— EXCERPTED RECORDS —
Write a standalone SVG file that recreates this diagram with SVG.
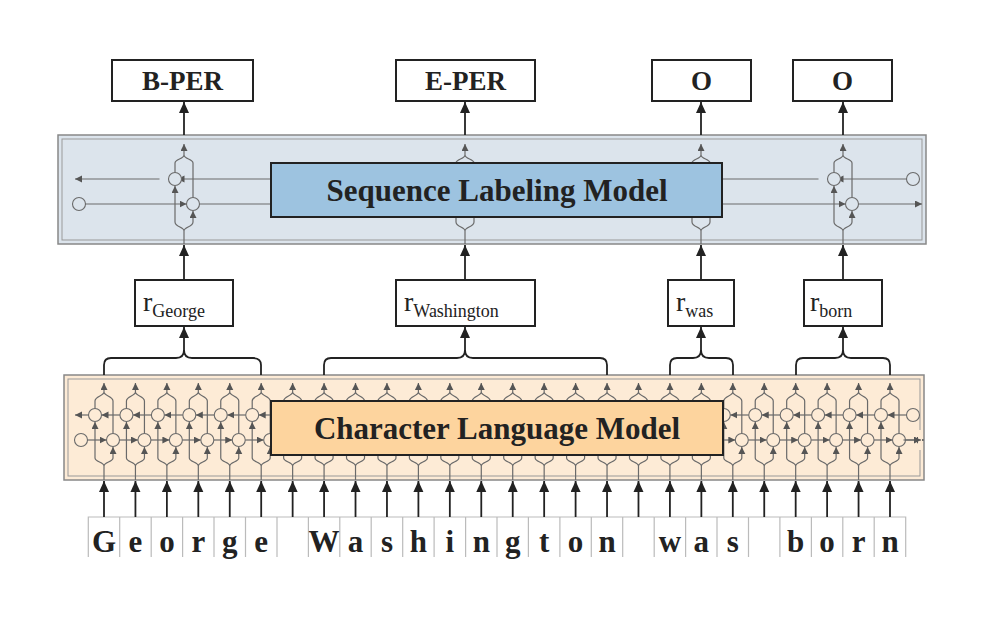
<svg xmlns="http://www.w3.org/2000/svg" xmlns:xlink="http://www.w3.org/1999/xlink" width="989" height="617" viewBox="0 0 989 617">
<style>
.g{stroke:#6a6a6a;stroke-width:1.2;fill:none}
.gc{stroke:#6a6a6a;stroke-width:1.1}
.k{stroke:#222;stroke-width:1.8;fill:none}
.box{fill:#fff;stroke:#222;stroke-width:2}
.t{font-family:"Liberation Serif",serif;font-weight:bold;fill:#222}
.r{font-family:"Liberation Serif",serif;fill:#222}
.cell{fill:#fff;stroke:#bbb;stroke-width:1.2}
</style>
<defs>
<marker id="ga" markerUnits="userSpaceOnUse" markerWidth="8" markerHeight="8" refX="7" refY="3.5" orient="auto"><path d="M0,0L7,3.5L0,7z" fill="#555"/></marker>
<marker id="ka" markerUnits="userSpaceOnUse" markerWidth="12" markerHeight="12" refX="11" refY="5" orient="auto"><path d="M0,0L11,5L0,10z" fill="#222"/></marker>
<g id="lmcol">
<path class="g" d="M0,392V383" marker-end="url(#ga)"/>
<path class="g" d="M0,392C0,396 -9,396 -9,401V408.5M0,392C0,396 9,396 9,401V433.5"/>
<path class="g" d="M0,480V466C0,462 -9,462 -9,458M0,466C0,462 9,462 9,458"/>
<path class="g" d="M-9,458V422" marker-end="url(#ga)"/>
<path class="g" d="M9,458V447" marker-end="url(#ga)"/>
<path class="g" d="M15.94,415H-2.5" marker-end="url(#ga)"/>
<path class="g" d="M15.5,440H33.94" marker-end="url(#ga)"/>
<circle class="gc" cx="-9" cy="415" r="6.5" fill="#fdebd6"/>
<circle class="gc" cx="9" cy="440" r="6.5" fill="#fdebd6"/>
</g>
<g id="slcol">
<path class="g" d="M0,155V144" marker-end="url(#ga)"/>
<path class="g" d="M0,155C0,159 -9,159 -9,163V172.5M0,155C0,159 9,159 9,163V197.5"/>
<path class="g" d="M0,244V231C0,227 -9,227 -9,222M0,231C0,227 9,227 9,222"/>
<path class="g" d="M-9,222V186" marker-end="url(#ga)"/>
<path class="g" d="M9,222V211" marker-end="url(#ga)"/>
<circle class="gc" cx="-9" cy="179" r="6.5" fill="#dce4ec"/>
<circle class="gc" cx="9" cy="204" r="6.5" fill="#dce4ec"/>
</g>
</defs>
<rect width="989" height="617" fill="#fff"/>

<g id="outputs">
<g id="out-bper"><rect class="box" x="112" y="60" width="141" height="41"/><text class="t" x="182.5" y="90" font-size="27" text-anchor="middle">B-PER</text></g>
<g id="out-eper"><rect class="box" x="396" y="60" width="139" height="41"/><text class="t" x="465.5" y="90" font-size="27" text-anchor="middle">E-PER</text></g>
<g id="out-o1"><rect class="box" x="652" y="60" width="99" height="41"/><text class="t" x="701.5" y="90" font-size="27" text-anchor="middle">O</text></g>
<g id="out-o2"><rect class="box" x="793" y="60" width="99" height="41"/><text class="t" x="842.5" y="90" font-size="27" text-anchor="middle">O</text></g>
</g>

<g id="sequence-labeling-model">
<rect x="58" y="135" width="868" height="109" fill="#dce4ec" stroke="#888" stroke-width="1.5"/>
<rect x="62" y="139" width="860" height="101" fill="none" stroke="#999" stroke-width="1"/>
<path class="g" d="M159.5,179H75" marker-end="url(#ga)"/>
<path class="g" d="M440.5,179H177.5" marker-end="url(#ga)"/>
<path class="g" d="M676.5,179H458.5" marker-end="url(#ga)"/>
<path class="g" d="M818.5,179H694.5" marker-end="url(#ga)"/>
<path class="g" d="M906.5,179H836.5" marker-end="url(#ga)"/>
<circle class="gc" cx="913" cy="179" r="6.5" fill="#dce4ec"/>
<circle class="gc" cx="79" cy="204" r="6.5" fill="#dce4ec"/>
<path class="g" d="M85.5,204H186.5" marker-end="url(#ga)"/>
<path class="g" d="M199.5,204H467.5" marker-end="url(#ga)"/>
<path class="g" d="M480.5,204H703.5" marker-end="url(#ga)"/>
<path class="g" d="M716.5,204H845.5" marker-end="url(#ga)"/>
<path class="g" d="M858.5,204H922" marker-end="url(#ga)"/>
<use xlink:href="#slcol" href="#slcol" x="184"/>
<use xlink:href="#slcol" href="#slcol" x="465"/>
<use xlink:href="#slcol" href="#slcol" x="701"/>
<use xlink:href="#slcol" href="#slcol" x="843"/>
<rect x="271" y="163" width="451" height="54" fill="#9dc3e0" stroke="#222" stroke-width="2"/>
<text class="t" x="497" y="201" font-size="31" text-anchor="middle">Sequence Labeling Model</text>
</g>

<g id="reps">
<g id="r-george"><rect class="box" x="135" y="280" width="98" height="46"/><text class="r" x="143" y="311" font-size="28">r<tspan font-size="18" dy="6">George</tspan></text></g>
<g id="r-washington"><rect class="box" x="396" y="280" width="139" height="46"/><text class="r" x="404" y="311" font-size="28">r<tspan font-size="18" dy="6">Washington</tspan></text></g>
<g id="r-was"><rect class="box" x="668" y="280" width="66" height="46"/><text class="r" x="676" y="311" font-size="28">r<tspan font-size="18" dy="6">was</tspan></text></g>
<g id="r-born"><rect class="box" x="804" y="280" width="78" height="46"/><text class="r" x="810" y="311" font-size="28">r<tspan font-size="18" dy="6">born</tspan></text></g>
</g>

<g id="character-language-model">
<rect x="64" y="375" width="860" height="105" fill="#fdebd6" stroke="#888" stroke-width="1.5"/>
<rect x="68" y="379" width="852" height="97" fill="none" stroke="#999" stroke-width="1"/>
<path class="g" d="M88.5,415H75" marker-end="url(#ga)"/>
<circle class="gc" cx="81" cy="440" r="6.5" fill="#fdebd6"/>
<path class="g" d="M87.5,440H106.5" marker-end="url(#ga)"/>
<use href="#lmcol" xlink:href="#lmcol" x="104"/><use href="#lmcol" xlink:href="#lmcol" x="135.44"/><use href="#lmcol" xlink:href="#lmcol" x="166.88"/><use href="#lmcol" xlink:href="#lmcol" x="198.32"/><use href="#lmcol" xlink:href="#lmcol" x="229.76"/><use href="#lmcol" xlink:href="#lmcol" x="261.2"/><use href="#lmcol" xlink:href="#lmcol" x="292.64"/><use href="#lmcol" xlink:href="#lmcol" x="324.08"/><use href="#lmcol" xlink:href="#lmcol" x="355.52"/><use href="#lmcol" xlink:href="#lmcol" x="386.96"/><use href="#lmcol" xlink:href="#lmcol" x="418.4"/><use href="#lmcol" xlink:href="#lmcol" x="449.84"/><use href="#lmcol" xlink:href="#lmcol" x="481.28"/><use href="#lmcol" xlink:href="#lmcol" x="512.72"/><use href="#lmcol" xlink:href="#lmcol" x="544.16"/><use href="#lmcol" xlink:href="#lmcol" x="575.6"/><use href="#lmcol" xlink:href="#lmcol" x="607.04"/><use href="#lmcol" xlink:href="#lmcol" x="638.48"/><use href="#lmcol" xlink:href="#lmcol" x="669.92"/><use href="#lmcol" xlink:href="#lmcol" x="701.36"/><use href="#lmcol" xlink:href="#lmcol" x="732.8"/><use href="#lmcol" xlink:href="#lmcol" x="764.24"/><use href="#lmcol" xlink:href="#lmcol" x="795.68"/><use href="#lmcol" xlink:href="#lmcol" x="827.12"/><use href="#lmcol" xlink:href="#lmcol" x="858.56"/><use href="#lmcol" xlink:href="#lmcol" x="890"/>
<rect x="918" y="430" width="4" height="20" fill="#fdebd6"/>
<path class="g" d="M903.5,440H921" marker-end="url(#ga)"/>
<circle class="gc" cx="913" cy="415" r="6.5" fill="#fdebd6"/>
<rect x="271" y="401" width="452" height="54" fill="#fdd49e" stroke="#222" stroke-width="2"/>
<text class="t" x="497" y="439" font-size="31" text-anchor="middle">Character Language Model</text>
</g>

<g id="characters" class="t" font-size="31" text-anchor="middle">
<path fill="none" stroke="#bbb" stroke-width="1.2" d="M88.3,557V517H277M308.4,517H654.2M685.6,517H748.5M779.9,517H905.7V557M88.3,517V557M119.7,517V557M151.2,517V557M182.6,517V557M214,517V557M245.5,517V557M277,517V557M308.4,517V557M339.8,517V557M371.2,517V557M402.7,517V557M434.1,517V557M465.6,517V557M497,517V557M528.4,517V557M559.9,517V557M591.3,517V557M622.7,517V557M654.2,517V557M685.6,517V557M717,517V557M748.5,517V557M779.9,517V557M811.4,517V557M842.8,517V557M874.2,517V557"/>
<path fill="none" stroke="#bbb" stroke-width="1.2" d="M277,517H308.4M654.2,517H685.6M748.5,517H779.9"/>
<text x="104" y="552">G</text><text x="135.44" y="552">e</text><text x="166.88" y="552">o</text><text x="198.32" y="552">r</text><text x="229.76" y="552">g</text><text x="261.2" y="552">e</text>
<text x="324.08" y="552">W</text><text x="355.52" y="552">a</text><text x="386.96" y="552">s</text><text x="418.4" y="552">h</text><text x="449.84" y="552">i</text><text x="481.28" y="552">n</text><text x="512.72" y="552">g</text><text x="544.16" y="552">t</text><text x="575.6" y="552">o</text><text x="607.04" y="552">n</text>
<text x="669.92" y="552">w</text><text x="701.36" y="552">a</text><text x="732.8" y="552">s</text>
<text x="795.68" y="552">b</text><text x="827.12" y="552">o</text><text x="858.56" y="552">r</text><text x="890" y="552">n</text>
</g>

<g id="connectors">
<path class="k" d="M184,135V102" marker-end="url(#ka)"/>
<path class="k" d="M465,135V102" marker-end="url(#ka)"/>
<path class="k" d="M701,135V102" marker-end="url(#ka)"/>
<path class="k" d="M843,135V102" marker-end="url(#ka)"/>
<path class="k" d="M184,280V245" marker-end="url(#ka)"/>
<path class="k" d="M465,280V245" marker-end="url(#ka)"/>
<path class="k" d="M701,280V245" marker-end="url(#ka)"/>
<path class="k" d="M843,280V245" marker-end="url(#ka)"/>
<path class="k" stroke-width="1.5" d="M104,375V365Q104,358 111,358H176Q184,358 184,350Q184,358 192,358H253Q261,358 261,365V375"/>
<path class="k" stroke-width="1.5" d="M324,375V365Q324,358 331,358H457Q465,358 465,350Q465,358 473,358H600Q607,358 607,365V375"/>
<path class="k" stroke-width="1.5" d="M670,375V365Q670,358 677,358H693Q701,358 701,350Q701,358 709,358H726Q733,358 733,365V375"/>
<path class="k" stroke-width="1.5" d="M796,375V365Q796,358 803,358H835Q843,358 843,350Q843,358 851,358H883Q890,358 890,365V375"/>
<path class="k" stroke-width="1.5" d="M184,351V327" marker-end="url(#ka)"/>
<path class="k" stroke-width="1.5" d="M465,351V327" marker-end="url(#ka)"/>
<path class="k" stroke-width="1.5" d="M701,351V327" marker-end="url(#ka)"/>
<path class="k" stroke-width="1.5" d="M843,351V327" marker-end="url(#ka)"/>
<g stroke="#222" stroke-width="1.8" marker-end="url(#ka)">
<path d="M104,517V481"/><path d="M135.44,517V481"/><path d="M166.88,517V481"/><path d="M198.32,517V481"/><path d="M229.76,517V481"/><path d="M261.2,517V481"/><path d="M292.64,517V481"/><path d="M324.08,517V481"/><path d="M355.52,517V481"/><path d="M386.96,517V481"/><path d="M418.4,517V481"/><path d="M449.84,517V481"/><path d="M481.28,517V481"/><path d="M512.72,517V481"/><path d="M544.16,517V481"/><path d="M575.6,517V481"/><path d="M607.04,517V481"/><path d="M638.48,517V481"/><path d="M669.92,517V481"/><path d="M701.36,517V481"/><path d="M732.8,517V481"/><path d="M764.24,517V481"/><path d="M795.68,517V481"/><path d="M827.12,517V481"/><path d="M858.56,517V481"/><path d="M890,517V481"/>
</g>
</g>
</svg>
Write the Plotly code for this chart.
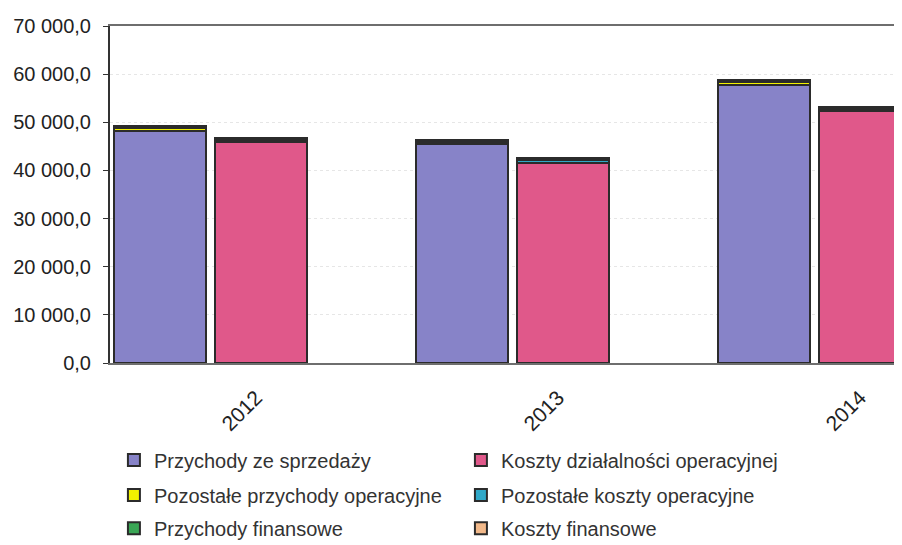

— TASK —
In the listing above, locate each line with "Write" and copy it.

— SOLUTION TO THIS EXERCISE —
Write a standalone SVG file that recreates this diagram with SVG.
Write the Plotly code for this chart.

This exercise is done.